Yusuf Mecdî
Hafız Osman Aklâm-ı Sitte Ekolü
Sanatkâr Hakkında
Aslen Rum olup muhtemelen Girit Adası’ndan esir edilerek İstanbul’a nakil ve bir kibarzadenin hanesine dahil edilmiştir. Zekası ve yeteneği ile dikkati çektiğinden, İslami usüllere göre tahsil ve terbiye gördüğü gibi, efendisinin müsaadesiyle Hâfız Osman’dan da aklâm-ı sitteyi öğrenerek icazet almıştır. Daha sonra Divan-ı Hümayun Kalemi hulefalarından olup bu hal üzere iken H. 1133/M. 1720 senesinde vefat etti. Topkapı haricinde Takyeci İbrahim Ağa Cami civarında medfundur.
Hâfız Osman’ın önde gelen şakirdlerinden biri olarak, yetiştirdiği öğrencilerle hocasının tarzının yaygınlaşmasında büyük hizmeti bulunan Yusuf Mecdî Efendi’nin, on iki kalemin kaffesinde de mâhir bir hattat olduğu nakledilmektedir. Sultan Ahmed Han tarafından İran Şahı'nın cülusunu tebrik için yazdığı name-i hümayun meşhurdur.
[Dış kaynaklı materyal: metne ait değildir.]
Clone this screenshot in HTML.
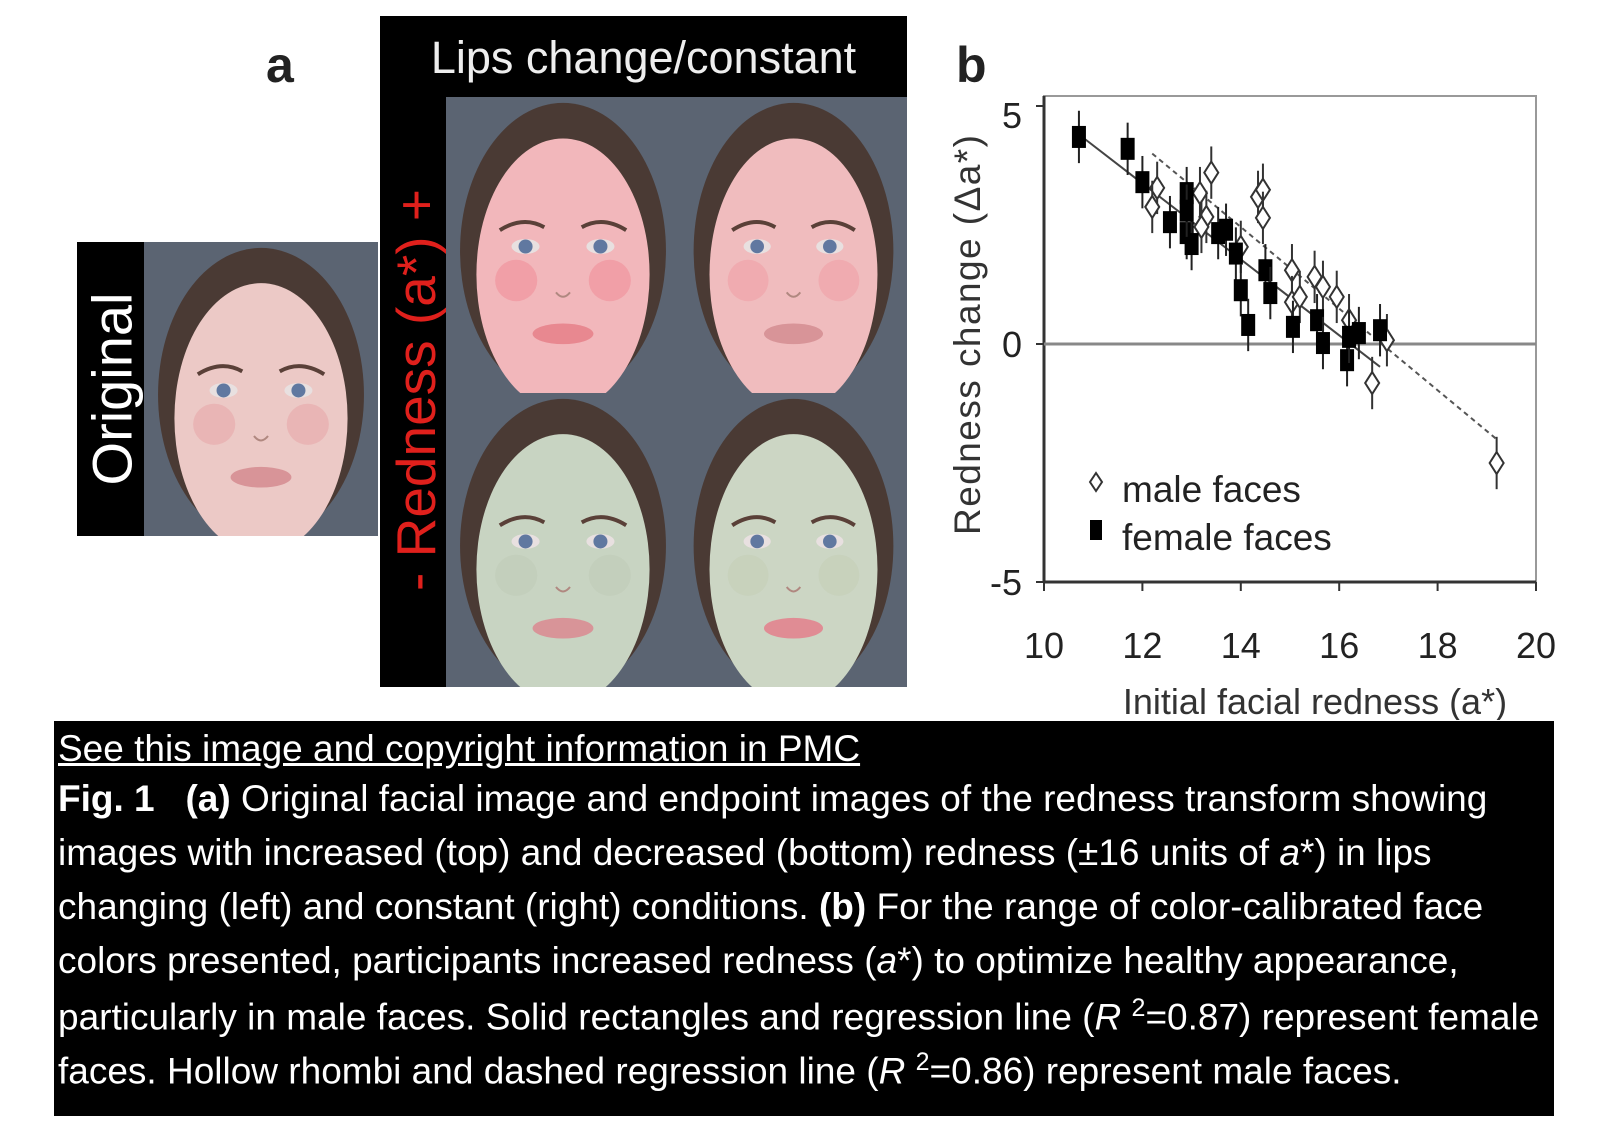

Müstakimzâde Süleyman Sâdeddin, Tuhfe-i Hattatin
Hüsn-i hatt-ı sülüs ü neshi müşârün bi’l-benân nâmdaş-ı câmi’ü’l-Kur’ân Hafız Osman Efendi merhûmdan tahsil ve izn-i ketebe ile tebcil olunmuştur. “Edhem-i hâmemüzün bir ayağı aksardur” mefhûmunca kilk-i leng ile hem-pâ bir vücûd-ı pür-mecd-i bî-hemtâ idi. Dîvân kalemi küttâbından olmakla tebrîk-i cülûs-ı Şâh-ı İrân için yazdığı nâme-i hümâyûn idhâl ü ihrâc ile mahv ü isbât zımnında tebdil olunmak iktizâ eylemekle te’hîr olunmuştu, ziyâret olundu. Sülüs ü nesh ü rik’a vü ta’lîk cümlesini icrâ ile mahâreti hüveydâ idi. “İzzethâne” (1133) târihinde azm-i hâne-i izzet-cennet eyledi. Topkapısı hâricinde Takyeci Cami mukabilinde medfûndur.